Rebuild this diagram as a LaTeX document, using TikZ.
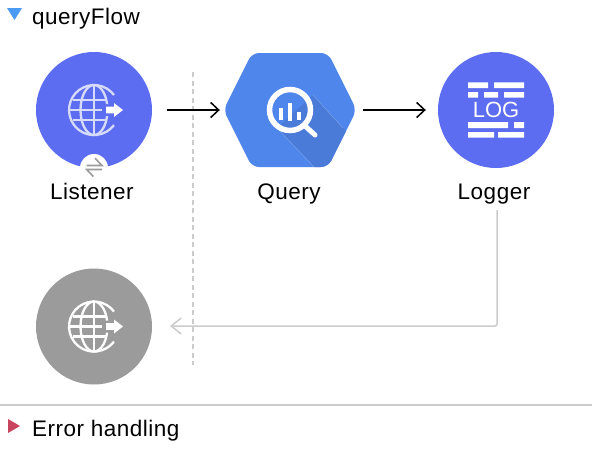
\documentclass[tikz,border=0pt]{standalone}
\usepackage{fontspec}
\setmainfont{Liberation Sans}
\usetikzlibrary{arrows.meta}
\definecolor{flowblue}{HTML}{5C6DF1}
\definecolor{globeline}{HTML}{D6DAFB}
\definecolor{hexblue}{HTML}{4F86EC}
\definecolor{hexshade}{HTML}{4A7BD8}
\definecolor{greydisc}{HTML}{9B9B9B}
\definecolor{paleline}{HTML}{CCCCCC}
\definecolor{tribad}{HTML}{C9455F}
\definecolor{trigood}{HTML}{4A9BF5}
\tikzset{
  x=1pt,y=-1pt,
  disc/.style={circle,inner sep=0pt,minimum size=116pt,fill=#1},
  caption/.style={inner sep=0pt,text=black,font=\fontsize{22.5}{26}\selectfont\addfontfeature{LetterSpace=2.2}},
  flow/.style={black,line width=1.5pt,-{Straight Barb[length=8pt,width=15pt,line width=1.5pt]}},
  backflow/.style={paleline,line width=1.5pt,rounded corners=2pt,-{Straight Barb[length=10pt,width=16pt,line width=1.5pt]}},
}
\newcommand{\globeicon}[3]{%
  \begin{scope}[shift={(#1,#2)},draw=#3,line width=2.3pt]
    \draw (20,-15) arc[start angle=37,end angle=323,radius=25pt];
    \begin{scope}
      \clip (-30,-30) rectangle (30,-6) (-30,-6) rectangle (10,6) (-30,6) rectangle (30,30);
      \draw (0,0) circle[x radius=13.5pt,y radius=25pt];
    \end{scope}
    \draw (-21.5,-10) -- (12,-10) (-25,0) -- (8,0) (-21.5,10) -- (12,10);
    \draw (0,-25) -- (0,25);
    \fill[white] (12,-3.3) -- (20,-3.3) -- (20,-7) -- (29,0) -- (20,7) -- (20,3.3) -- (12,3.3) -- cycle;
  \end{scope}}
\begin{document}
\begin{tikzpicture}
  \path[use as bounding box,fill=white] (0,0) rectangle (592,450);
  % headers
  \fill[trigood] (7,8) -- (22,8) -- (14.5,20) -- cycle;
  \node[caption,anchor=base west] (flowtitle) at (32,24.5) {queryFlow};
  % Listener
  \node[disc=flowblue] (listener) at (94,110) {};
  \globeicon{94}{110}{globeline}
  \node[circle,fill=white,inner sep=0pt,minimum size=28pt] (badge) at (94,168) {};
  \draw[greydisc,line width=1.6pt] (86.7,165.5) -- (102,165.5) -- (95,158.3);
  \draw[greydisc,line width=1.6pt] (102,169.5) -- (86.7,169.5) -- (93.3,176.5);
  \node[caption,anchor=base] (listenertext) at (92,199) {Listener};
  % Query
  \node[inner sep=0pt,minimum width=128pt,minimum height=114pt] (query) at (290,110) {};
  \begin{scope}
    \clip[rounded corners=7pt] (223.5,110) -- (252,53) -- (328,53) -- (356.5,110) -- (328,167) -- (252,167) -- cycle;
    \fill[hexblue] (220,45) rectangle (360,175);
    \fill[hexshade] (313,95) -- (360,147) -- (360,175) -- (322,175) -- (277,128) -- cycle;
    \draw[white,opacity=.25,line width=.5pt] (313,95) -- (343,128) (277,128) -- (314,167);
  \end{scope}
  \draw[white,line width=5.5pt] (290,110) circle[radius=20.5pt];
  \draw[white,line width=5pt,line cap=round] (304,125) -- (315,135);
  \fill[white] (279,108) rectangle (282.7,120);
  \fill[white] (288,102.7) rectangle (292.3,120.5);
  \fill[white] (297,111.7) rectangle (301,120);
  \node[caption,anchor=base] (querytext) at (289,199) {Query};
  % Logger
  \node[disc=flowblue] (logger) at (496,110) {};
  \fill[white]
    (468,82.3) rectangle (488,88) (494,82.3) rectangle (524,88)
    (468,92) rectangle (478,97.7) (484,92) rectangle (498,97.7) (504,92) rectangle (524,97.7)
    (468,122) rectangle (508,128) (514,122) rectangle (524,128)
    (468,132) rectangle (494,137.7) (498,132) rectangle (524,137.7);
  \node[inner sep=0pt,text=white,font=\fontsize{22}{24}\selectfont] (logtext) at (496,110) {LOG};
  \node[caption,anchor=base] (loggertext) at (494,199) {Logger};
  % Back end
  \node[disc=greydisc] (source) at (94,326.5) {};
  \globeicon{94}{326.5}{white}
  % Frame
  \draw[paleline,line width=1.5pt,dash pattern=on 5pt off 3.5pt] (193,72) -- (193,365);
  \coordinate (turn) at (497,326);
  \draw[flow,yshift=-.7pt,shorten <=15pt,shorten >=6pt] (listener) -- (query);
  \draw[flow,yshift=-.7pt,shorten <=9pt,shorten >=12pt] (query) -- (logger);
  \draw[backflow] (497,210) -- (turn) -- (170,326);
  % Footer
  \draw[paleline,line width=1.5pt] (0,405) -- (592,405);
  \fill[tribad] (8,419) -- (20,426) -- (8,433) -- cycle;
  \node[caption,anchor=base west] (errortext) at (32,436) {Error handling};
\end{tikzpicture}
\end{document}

------------------------------------------------------------------------

▶ EXERCISE PROMPT:
Copy the material shown above in full and exactly. Skip the pictures.

▶ THE OUTPUT:
Rebuild this diagram as a LaTeX document, using TikZ.
\documentclass[tikz,border=0pt]{standalone}
\usepackage{fontspec}
\setmainfont{Liberation Sans}
\usetikzlibrary{arrows.meta}
\definecolor{flowblue}{HTML}{5C6DF1}
\definecolor{globeline}{HTML}{D6DAFB}
\definecolor{hexblue}{HTML}{4F86EC}
\definecolor{hexshade}{HTML}{4A7BD8}
\definecolor{greydisc}{HTML}{9B9B9B}
\definecolor{paleline}{HTML}{CCCCCC}
\definecolor{tribad}{HTML}{C9455F}
\definecolor{trigood}{HTML}{4A9BF5}
\tikzset{
  x=1pt,y=-1pt,
  disc/.style={circle,inner sep=0pt,minimum size=116pt,fill=#1},
  caption/.style={inner sep=0pt,text=black,font=\fontsize{22.5}{26}\selectfont\addfontfeature{LetterSpace=2.2}},
  flow/.style={black,line width=1.5pt,-{Straight Barb[length=8pt,width=15pt,line width=1.5pt]}},
  backflow/.style={paleline,line width=1.5pt,rounded corners=2pt,-{Straight Barb[length=10pt,width=16pt,line width=1.5pt]}},
}
\newcommand{\globeicon}[3]{%
  \begin{scope}[shift={(#1,#2)},draw=#3,line width=2.3pt]
    \draw (20,-15) arc[start angle=37,end angle=323,radius=25pt];
    \begin{scope}
      \clip (-30,-30) rectangle (30,-6) (-30,-6) rectangle (10,6) (-30,6) rectangle (30,30);
      \draw (0,0) circle[x radius=13.5pt,y radius=25pt];
    \end{scope}
    \draw (-21.5,-10) -- (12,-10) (-25,0) -- (8,0) (-21.5,10) -- (12,10);
    \draw (0,-25) -- (0,25);
    \fill[white] (12,-3.3) -- (20,-3.3) -- (20,-7) -- (29,0) -- (20,7) -- (20,3.3) -- (12,3.3) -- cycle;
  \end{scope}}
\begin{document}
\begin{tikzpicture}
  \path[use as bounding box,fill=white] (0,0) rectangle (592,450);
  % headers
  \fill[trigood] (7,8) -- (22,8) -- (14.5,20) -- cycle;
  \node[caption,anchor=base west] (flowtitle) at (32,24.5) {queryFlow};
  % Listener
  \node[disc=flowblue] (listener) at (94,110) {};
  \globeicon{94}{110}{globeline}
  \node[circle,fill=white,inner sep=0pt,minimum size=28pt] (badge) at (94,168) {};
  \draw[greydisc,line width=1.6pt] (86.7,165.5) -- (102,165.5) -- (95,158.3);
  \draw[greydisc,line width=1.6pt] (102,169.5) -- (86.7,169.5) -- (93.3,176.5);
  \node[caption,anchor=base] (listenertext) at (92,199) {Listener};
  % Query
  \node[inner sep=0pt,minimum width=128pt,minimum height=114pt] (query) at (290,110) {};
  \begin{scope}
    \clip[rounded corners=7pt] (223.5,110) -- (252,53) -- (328,53) -- (356.5,110) -- (328,167) -- (252,167) -- cycle;
    \fill[hexblue] (220,45) rectangle (360,175);
    \fill[hexshade] (313,95) -- (360,147) -- (360,175) -- (322,175) -- (277,128) -- cycle;
    \draw[white,opacity=.25,line width=.5pt] (313,95) -- (343,128) (277,128) -- (314,167);
  \end{scope}
  \draw[white,line width=5.5pt] (290,110) circle[radius=20.5pt];
  \draw[white,line width=5pt,line cap=round] (304,125) -- (315,135);
  \fill[white] (279,108) rectangle (282.7,120);
  \fill[white] (288,102.7) rectangle (292.3,120.5);
  \fill[white] (297,111.7) rectangle (301,120);
  \node[caption,anchor=base] (querytext) at (289,199) {Query};
  % Logger
  \node[disc=flowblue] (logger) at (496,110) {};
  \fill[white]
    (468,82.3) rectangle (488,88) (494,82.3) rectangle (524,88)
    (468,92) rectangle (478,97.7) (484,92) rectangle (498,97.7) (504,92) rectangle (524,97.7)
    (468,122) rectangle (508,128) (514,122) rectangle (524,128)
    (468,132) rectangle (494,137.7) (498,132) rectangle (524,137.7);
  \node[inner sep=0pt,text=white,font=\fontsize{22}{24}\selectfont] (logtext) at (496,110) {LOG};
  \node[caption,anchor=base] (loggertext) at (494,199) {Logger};
  % Back end
  \node[disc=greydisc] (source) at (94,326.5) {};
  \globeicon{94}{326.5}{white}
  % Frame
  \draw[paleline,line width=1.5pt,dash pattern=on 5pt off 3.5pt] (193,72) -- (193,365);
  \coordinate (turn) at (497,326);
  \draw[flow,yshift=-.7pt,shorten <=15pt,shorten >=6pt] (listener) -- (query);
  \draw[flow,yshift=-.7pt,shorten <=9pt,shorten >=12pt] (query) -- (logger);
  \draw[backflow] (497,210) -- (turn) -- (170,326);
  % Footer
  \draw[paleline,line width=1.5pt] (0,405) -- (592,405);
  \fill[tribad] (8,419) -- (20,426) -- (8,433) -- cycle;
  \node[caption,anchor=base west] (errortext) at (32,436) {Error handling};
\end{tikzpicture}
\end{document}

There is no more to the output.